Retype nothing except the lines below from the one with "Write a web" through the one with "return v.toFixed(1).replace('.', ',');", exactly, with images left out.

----

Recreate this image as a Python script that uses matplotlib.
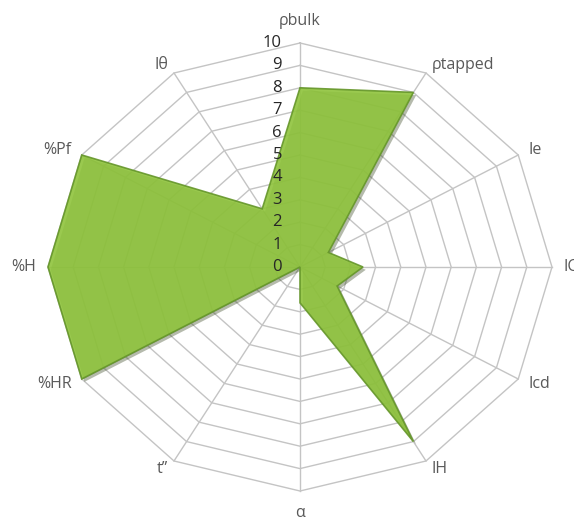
import numpy as np
import matplotlib
matplotlib.use('Agg')
import matplotlib.pyplot as plt
import matplotlib.patheffects as pe

# categories clockwise from the top
categories = ['ρbulk', 'ρtapped', 'Ie', 'IC', 'Icd', 'IH', 'α', 't’’', '%HR', '%H', '%Pf', 'Iθ']
values = [8, 9, 1.3, 2.5, 1.7, 9, 1.6, 0, 10, 10, 10, 3]
levels = list(range(0, 11))

plt.rcParams['font.family'] = ['Open Sans', 'DejaVu Sans']

n = len(categories)
theta = np.arange(n) * 2 * np.pi / n

def to_xy(r, th):
    return np.asarray(r) * np.sin(th), np.asarray(r) * np.cos(th)

fig = plt.figure(figsize=(5.74, 5.20), dpi=100)
ax = fig.add_axes([0, 0, 1, 1])
# center at pixel (300, 267), radius 10 = 252 px across, 224 px down
ax.set_xlim(-300 / 25.2, (574 - 300) / 25.2)
ax.set_ylim(-(520 - 267) / 22.4, 267 / 22.4)
ax.axis('off')

grid_col = '#c4c4c4'
th_closed = np.append(theta, theta[0])
for lv in levels[1:]:
    gx, gy = to_xy(np.full(n + 1, lv), th_closed)
    ax.plot(gx, gy, color=grid_col, lw=1.0, zorder=1)
for th in theta:
    sx, sy = to_xy([0, levels[-1]], th)
    ax.plot(sx, sy, color=grid_col, lw=1.0, zorder=1)

# data polygon
vx, vy = to_xy(np.append(values, values[0]), th_closed)
ax.fill(vx, vy, facecolor='#8fc43c', edgecolor='#65962a', lw=1.2, alpha=0.9, zorder=2,
        path_effects=[pe.SimplePatchShadow(offset=(2, -2), alpha=0.35), pe.Normal()])

# radial tick labels along the top spoke
for lv in levels:
    ax.annotate(str(lv), (0, lv), xytext=(-13, 0), textcoords='offset points',
                ha='right', va='center', fontsize=12, color='#262626', zorder=3)

# category labels
for lab, th in zip(categories, theta):
    s, c = np.sin(th), np.cos(th)
    if abs(s) < 0.01:
        ha = 'center'
        off = (0, 16 * np.sign(c))
    else:
        ha = 'left' if s > 0 else 'right'
        off = (8.5 * s, 6.5 * c)
    ax.annotate(lab, (10 * s, 10 * c), xytext=off, textcoords='offset points',
                ha=ha, va='center', fontsize=11.5, color='#595959', zorder=3)

fig.savefig('out.png', dpi=100)
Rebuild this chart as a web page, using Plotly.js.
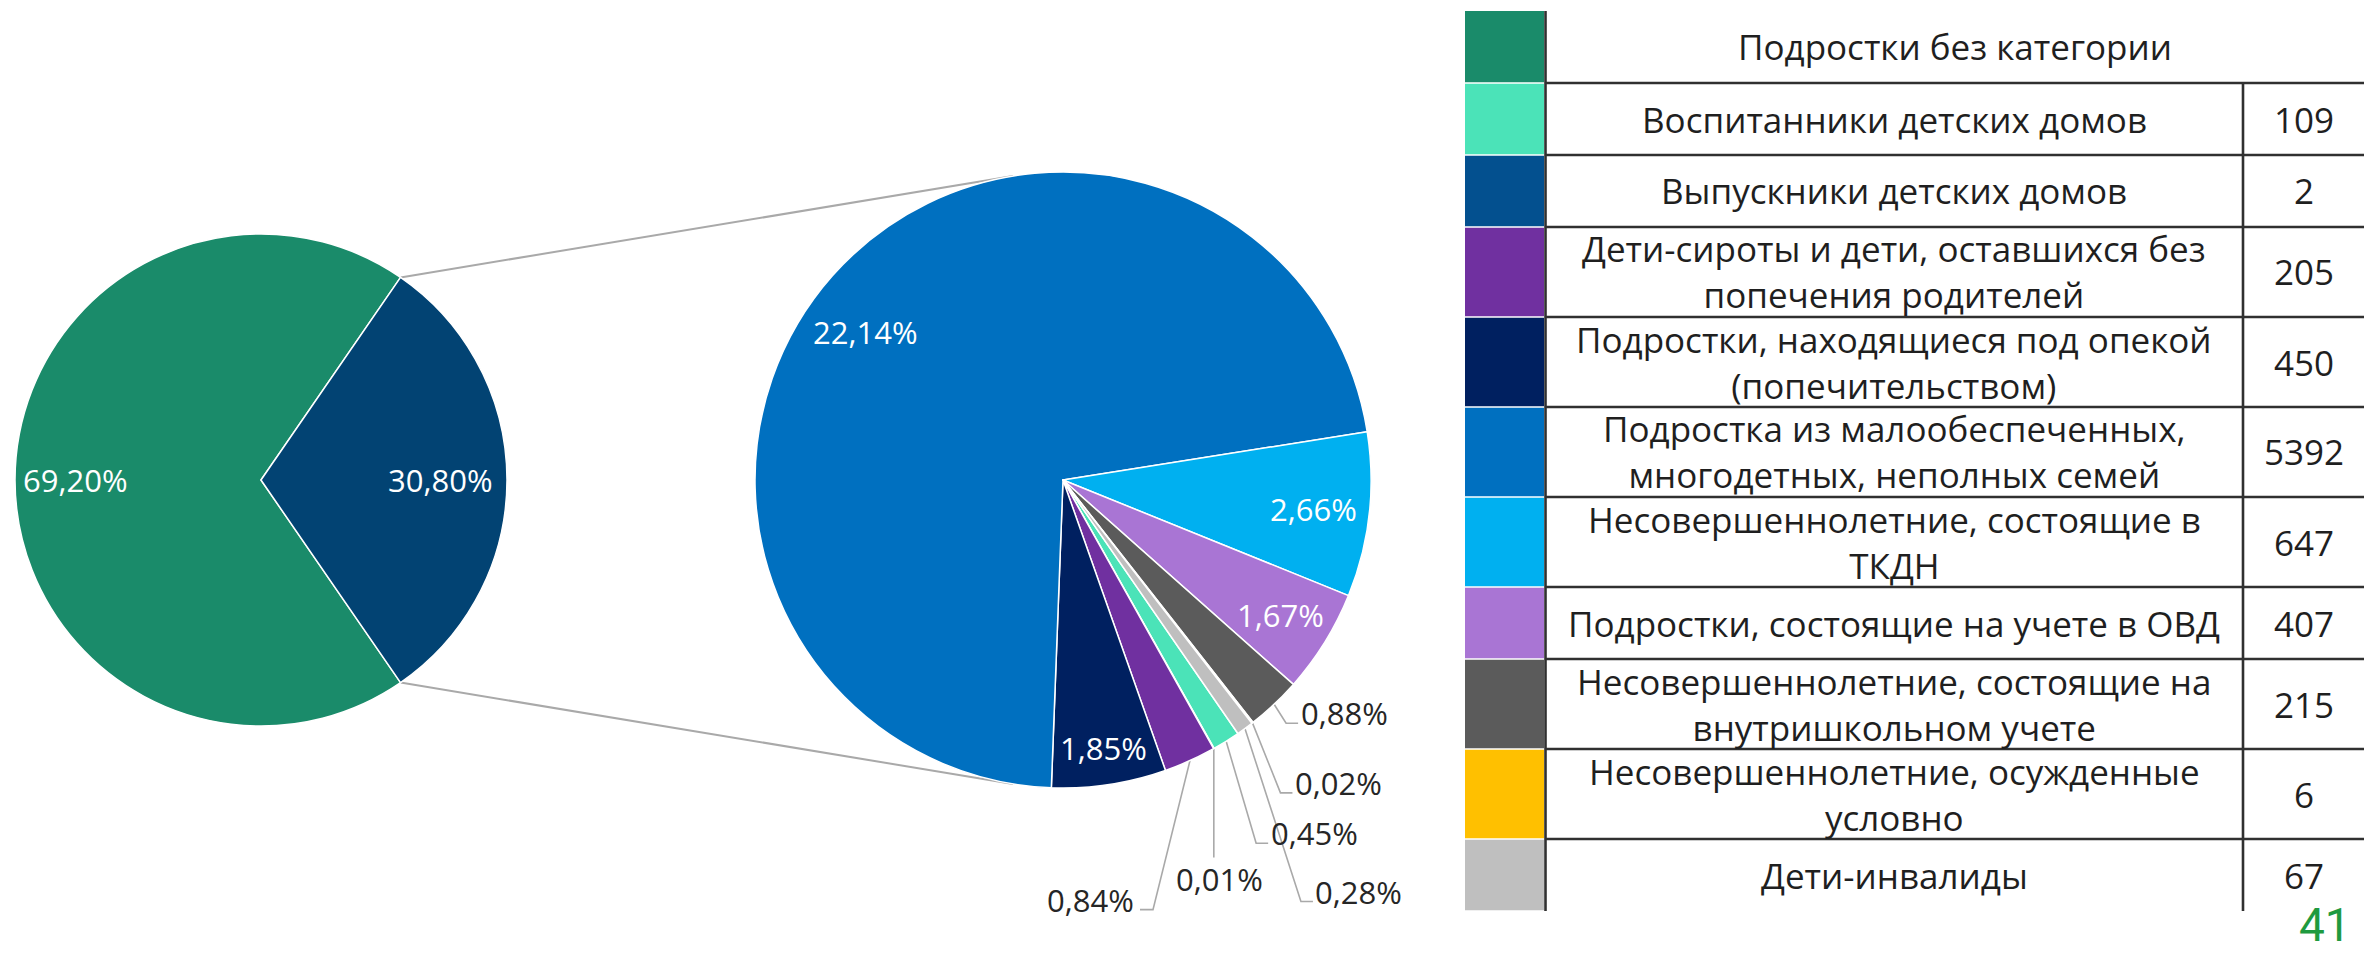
<!DOCTYPE html>
<html>
<head>
<meta charset="utf-8">
<script src="https://cdn.plot.ly/plotly-3.0.1.min.js"></script>
<style>
  html, body { margin: 0; padding: 0; background: #ffffff; }
  #chart { width: 2364px; height: 953px; }
</style>
</head>
<body>
<div id="chart"></div>
<script>
// ---------------- DATA ----------------
const categories = [
  "Подростки без категории",
  "Воспитанники детских домов",
  "Выпускники детских домов",
  "Дети-сироты и дети, оставшихся без<br>попечения родителей",
  "Подростки, находящиеся под опекой<br>(попечительством)",
  "Подростка из малообеспеченных,<br>многодетных, неполных семей",
  "Несовершеннолетние, состоящие в<br>ТКДН",
  "Подростки, состоящие на учете в ОВД",
  "Несовершеннолетние, состоящие на<br>внутришкольном учете",
  "Несовершеннолетние, осужденные<br>условно",
  "Дети-инвалиды"
];
// count of the first category is not printed in the table; estimated from the 69,20% share
const noCategoryCount = 16851;
const detailValues = [109, 2, 205, 450, 5392, 647, 407, 215, 6, 67];
const mainLabels = ["Подростки без категории", "Подростки с категорией"];

// ---------------- STYLE ----------------
const mainColors = ["#1A8B6A", "#024373"];
const detailColors = ["#4BE3B8", "#03508F", "#7030A0", "#002060", "#0070C0",
                      "#00B0F0", "#A975D4", "#5B5B5B", "#FFC000", "#BFBFBF"];
const W = 2364, H = 953;
const FONT = '"Open Sans", "DejaVu Sans", sans-serif';
const px = x => x / W;
const py = y => 1 - y / H;

const detailCategories = categories.slice(1);
const mainValues = [noCategoryCount, detailValues.reduce((a, b) => a + b, 0)];
const grandTotal = mainValues[0] + mainValues[1];
const fmtPct = v => (v / grandTotal * 100).toFixed(2).replace('.', ',') + '%';

// pie geometry (pixels)
const PIE1 = {cx: 261, cy: 480, r: 246};
const PIE2 = {cx: 1063, cy: 480, r: 308};
const dom = p => ({x: [px(p.cx - p.r), px(p.cx + p.r)], y: [py(p.cy + p.r), py(p.cy - p.r)]});
const rot1 = 90 + 180 * mainValues[1] / grandTotal;   // detail slice centred at 3 o'clock
const rot2 = 145.4;

function sliceAngles(values, rotation) {
  const tot = values.reduce((a, b) => a + b, 0);
  let a = rotation;
  return values.map(v => { const s = a; a += v / tot * 360; return {start: s, end: a, mid: (s + a) / 2}; });
}
const polar = (p, deg, f) => [p.cx + f * p.r * Math.sin(deg * Math.PI / 180),
                              p.cy - f * p.r * Math.cos(deg * Math.PI / 180)];

const traces = [
  {
    type: 'pie', values: mainValues, labels: mainLabels, sort: false,
    direction: 'clockwise', rotation: rot1, textinfo: 'none',
    marker: {colors: mainColors, line: {color: '#ffffff', width: 1.5}},
    domain: dom(PIE1), showlegend: false
  },
  {
    type: 'pie', values: detailValues,
    labels: detailCategories.map(s => s.replace(/<br>/g, ' ')), sort: false,
    direction: 'clockwise', rotation: rot2, textinfo: 'none',
    marker: {colors: detailColors, line: {color: '#ffffff', width: 1.5}},
    domain: dom(PIE2), showlegend: false
  }
];

const shapes = [];
const annotations = [];
const LINE_GREY = '#A9A9A9';

// ---- percentage labels, main pie ----
const a1 = sliceAngles(mainValues, rot1);
const main_f = [0.756, 0.73];
a1.forEach((s, i) => {
  const [x, y] = polar(PIE1, s.mid, main_f[i]);
  annotations.push({xref: 'paper', yref: 'paper', x: px(x), y: py(y), text: fmtPct(mainValues[i]),
    showarrow: false, xanchor: 'center', yanchor: 'middle',
    font: {family: FONT, size: 31, color: '#ffffff'}});
});

// ---- connector lines between the pies ----
[[a1[1].start, 360 - 9.3], [a1[1].end, 180 + 9.3]].forEach(([ang1, ang2]) => {
  const [x0, y0] = polar(PIE1, ang1, 1);
  const [x1, y1] = polar(PIE2, ang2, 1);
  shapes.push({type: 'line', xref: 'paper', yref: 'paper', x0: px(x0), y0: py(y0), x1: px(x1), y1: py(y1),
    line: {color: LINE_GREY, width: 2}, layer: 'below'});
});

// ---- percentage labels, detail pie ----
const a2 = sliceAngles(detailValues, rot2);
const place2 = [
  {out: 'right', dx: 88, dy: 92},
  {out: 'below', dx: 6, dy: 130},
  {out: 'left', dx: -100, dy: 139},
  {f: 0.88},
  {f: 0.80, nx: -13, ny: 16},
  {f: 0.82},
  {f: 0.83},
  {out: 'right', dx: 70, dy: 9},
  {out: 'right', dx: 86, dy: 60},
  {out: 'right', dx: 114, dy: 163}
];
a2.forEach((s, i) => {
  const pl = place2[i];
  const txt = fmtPct(detailValues[i]);
  if (pl.out) {
    const [ex, ey] = polar(PIE2, s.mid, 1);
    const lx = ex + pl.dx, ly = ey + pl.dy;
    let pts;
    if (pl.out === 'right') pts = [[ex, ey], [lx - 58, ly + 10], [lx - 46, ly + 10]];
    else if (pl.out === 'left') pts = [[ex, ey], [lx + 63, ly + 10], [lx + 50, ly + 10]];
    else pts = [[ex, ey], [ex, ly - 21]];
    const path = pts.map((p, k) => (k ? 'L' : 'M') + px(p[0]).toFixed(5) + ',' + py(p[1]).toFixed(5)).join(' ');
    shapes.push({type: 'path', xref: 'paper', yref: 'paper', path: path,
      line: {color: LINE_GREY, width: 1.6}, layer: 'below'});
    annotations.push({xref: 'paper', yref: 'paper', x: px(lx), y: py(ly), text: txt,
      showarrow: false, xanchor: 'center', yanchor: 'middle',
      font: {family: FONT, size: 31, color: '#262626'}});
  } else {
    const [x, y] = polar(PIE2, s.mid, pl.f);
    annotations.push({xref: 'paper', yref: 'paper', x: px(x + (pl.nx || 0)), y: py(y + (pl.ny || 0)), text: txt,
      showarrow: false, xanchor: 'center', yanchor: 'middle',
      font: {family: FONT, size: 31, color: '#ffffff'}});
  }
});

// ---------------- TABLE ----------------
const T = {top: 11, swatchX0: 1465, swatchX1: 1544, divX: 1545.5, valX: 2243, right: 2368,
           rowSingle: 72, rowDouble: 90, border: '#303030', fontSize: 35};
const tableColors = [mainColors[0]].concat(detailColors);
const tableValues = [''].concat(detailValues.map(String));
let yTop = T.top;
const rowTops = [];
categories.forEach((c, i) => {
  const nLines = c.split('<br>').length;
  const h = nLines > 1 ? T.rowDouble : T.rowSingle;
  rowTops.push(yTop);
  const yc = yTop + h / 2;
  // colour swatch
  shapes.push({type: 'rect', xref: 'paper', yref: 'paper',
    x0: px(T.swatchX0), x1: px(T.swatchX1), y0: py(yTop + (i ? 0.8 : 0)), y1: py(yTop + h - 0.8),
    fillcolor: tableColors[i], line: {width: 0}, layer: 'above'});
  // label text (first row spans the value column)
  const xc = i === 0 ? (T.divX + W) / 2 : (T.divX + T.valX) / 2;
  annotations.push({xref: 'paper', yref: 'paper', x: px(xc), y: py(yc), text: c,
    showarrow: false, xanchor: 'center', yanchor: 'middle', align: 'center',
    font: {family: FONT, size: T.fontSize, color: '#1f1f1f'}});
  if (tableValues[i] !== '') {
    annotations.push({xref: 'paper', yref: 'paper', x: px((T.valX + W) / 2), y: py(yc), text: tableValues[i],
      showarrow: false, xanchor: 'center', yanchor: 'middle',
      font: {family: FONT, size: T.fontSize, color: '#1f1f1f'}});
  }
  yTop += h;
});
const tableBottom = yTop;
// horizontal row borders
rowTops.slice(1).forEach(y => {
  shapes.push({type: 'line', xref: 'paper', yref: 'paper', x0: px(T.divX), x1: px(T.right), y0: py(y), y1: py(y),
    line: {color: T.border, width: 2.6}, layer: 'above'});
});
// vertical borders
shapes.push({type: 'line', xref: 'paper', yref: 'paper', x0: px(T.divX), x1: px(T.divX), y0: py(T.top), y1: py(tableBottom),
  line: {color: T.border, width: 2.6}, layer: 'above'});
shapes.push({type: 'line', xref: 'paper', yref: 'paper', x0: px(T.valX), x1: px(T.valX), y0: py(rowTops[1]), y1: py(tableBottom),
  line: {color: T.border, width: 2.6}, layer: 'above'});

// page number
annotations.push({xref: 'paper', yref: 'paper', x: px(2325), y: 0, text: '41', showarrow: false,
  xanchor: 'center', yanchor: 'bottom', borderpad: 0,
  font: {family: '"Liberation Sans Narrow", "Roboto", sans-serif', size: 46, color: '#1F9A3F'}});

const layout = {
  width: W, height: H,
  margin: {l: 0, r: 0, t: 0, b: 0},
  paper_bgcolor: '#ffffff', plot_bgcolor: '#ffffff',
  showlegend: false,
  font: {family: FONT},
  shapes: shapes,
  annotations: annotations
};
Plotly.newPlot('chart', traces, layout, {displayModeBar: false, staticPlot: true});
</script>
</body>
</html>
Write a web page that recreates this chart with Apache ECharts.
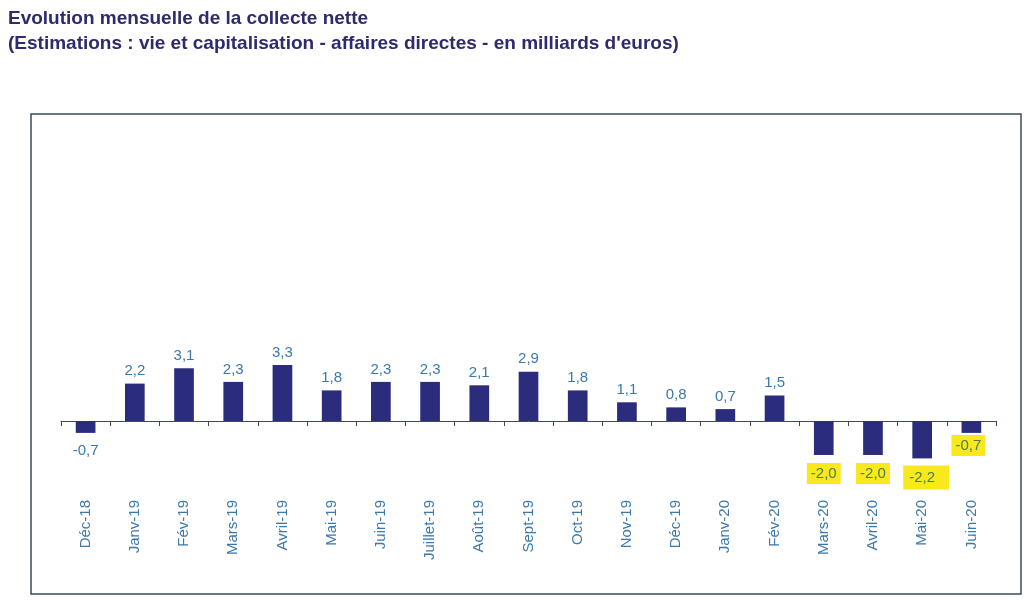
<!DOCTYPE html>
<html>
<head>
<meta charset="utf-8">
<script src="https://cdn.jsdelivr.net/npm/echarts@6/dist/echarts.min.js"></script>
<style>
html,body{margin:0;padding:0;background:#fff;}
#c{width:1032px;height:602px;}
</style>
</head>
<body>
<div id="c"></div>
<script>
var categories = ['Déc-18','Janv-19','Fév-19','Mars-19','Avril-19','Mai-19','Juin-19','Juillet-19','Août-19','Sept-19','Oct-19','Nov-19','Déc-19','Janv-20','Fév-20','Mars-20','Avril-20','Mai-20','Juin-20'];
var values = [-0.7, 2.2, 3.1, 2.3, 3.3, 1.8, 2.3, 2.3, 2.1, 2.9, 1.8, 1.1, 0.8, 0.7, 1.5, -2.0, -2.0, -2.2, -0.7];
var highlighted = ['Mars-20','Avril-20','Mai-20','Juin-20'];
var titleLines = ['Evolution mensuelle de la collecte nette', "(Estimations : vie et capitalisation - affaires directes - en milliards d'euros)"];

var labelColor = '#3b78ad';
function fmt(v){ return v.toFixed(1).replace('.', ','); }

var data = values.map(function(v, i){
  var item = { value: v };
  var hl = highlighted.indexOf(categories[i]) >= 0;
  if (v < 0) {
    item.label = { position: 'bottom', distance: 10 };
  }
  if (hl) {
    var cat = categories[i];
    var lab = {
      position: 'bottom',
      backgroundColor: '#f8e81c',
      color: '#4d7a55',
      padding: [3, 4, 3, 4],
      distance: 8
    };
    if (cat === 'Mai-20') { lab.padding = [5, 14, 4, 6]; lab.distance = 7; lab.offset = [4, 0]; }
    if (cat === 'Juin-20') { lab.distance = 2; lab.offset = [-3, 0]; }
    item.label = lab;
  }
  return item;
});

var chart = echarts.init(document.getElementById('c'), null, { renderer: 'canvas' });
chart.setOption({
  animation: false,
  backgroundColor: '#ffffff',
  title: {
    text: titleLines.join('\n'),
    left: 3, top: 1,
    textStyle: { fontFamily: 'Arial, "Liberation Sans", sans-serif', fontSize: 19, fontWeight: 'bold', color: '#2d2a6e', lineHeight: 25 }
  },
  graphic: [{
    type: 'rect',
    shape: { x: 31, y: 114, width: 990, height: 480 },
    style: { fill: 'none', stroke: '#3d4b5e', lineWidth: 1.5 },
    silent: true, z: 0
  }],
  grid: { left: 61, right: 36, top: 319, bottom: 113, outerBoundsMode: 'none', containLabel: false },
  xAxis: {
    type: 'category',
    data: categories,
    axisLine: { onZero: true, lineStyle: { color: '#3d4b5e', width: 1 } },
    axisTick: { show: true, length: 5, lineStyle: { color: '#3d4b5e' } },
    axisLabel: { rotate: 90, margin: 11, color: labelColor, fontSize: 15, fontFamily: 'Arial, "Liberation Sans", sans-serif' }
  },
  yAxis: {
    type: 'value', min: -4, max: 6, interval: 2,
    show: false,
    splitLine: { show: false }
  },
  series: [{
    type: 'bar',
    data: data,
    barWidth: '40%',
    itemStyle: { color: '#2b2d7c' },
    label: {
      show: true,
      position: 'top',
      distance: 5,
      color: labelColor,
      fontSize: 15,
      fontFamily: 'Arial, "Liberation Sans", sans-serif',
      formatter: function(p){ return fmt(p.value); }
    }
  }]
});
</script>
</body>
</html>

----

> [Written answer]:
Write a web page that recreates this chart with Apache ECharts.
<!DOCTYPE html>
<html>
<head>
<meta charset="utf-8">
<script src="https://cdn.jsdelivr.net/npm/echarts@6/dist/echarts.min.js"></script>
<style>
html,body{margin:0;padding:0;background:#fff;}
#c{width:1032px;height:602px;}
</style>
</head>
<body>
<div id="c"></div>
<script>
var categories = ['Déc-18','Janv-19','Fév-19','Mars-19','Avril-19','Mai-19','Juin-19','Juillet-19','Août-19','Sept-19','Oct-19','Nov-19','Déc-19','Janv-20','Fév-20','Mars-20','Avril-20','Mai-20','Juin-20'];
var values = [-0.7, 2.2, 3.1, 2.3, 3.3, 1.8, 2.3, 2.3, 2.1, 2.9, 1.8, 1.1, 0.8, 0.7, 1.5, -2.0, -2.0, -2.2, -0.7];
var highlighted = ['Mars-20','Avril-20','Mai-20','Juin-20'];
var titleLines = ['Evolution mensuelle de la collecte nette', "(Estimations : vie et capitalisation - affaires directes - en milliards d'euros)"];

var labelColor = '#3b78ad';
function fmt(v){ return v.toFixed(1).replace('.', ','); }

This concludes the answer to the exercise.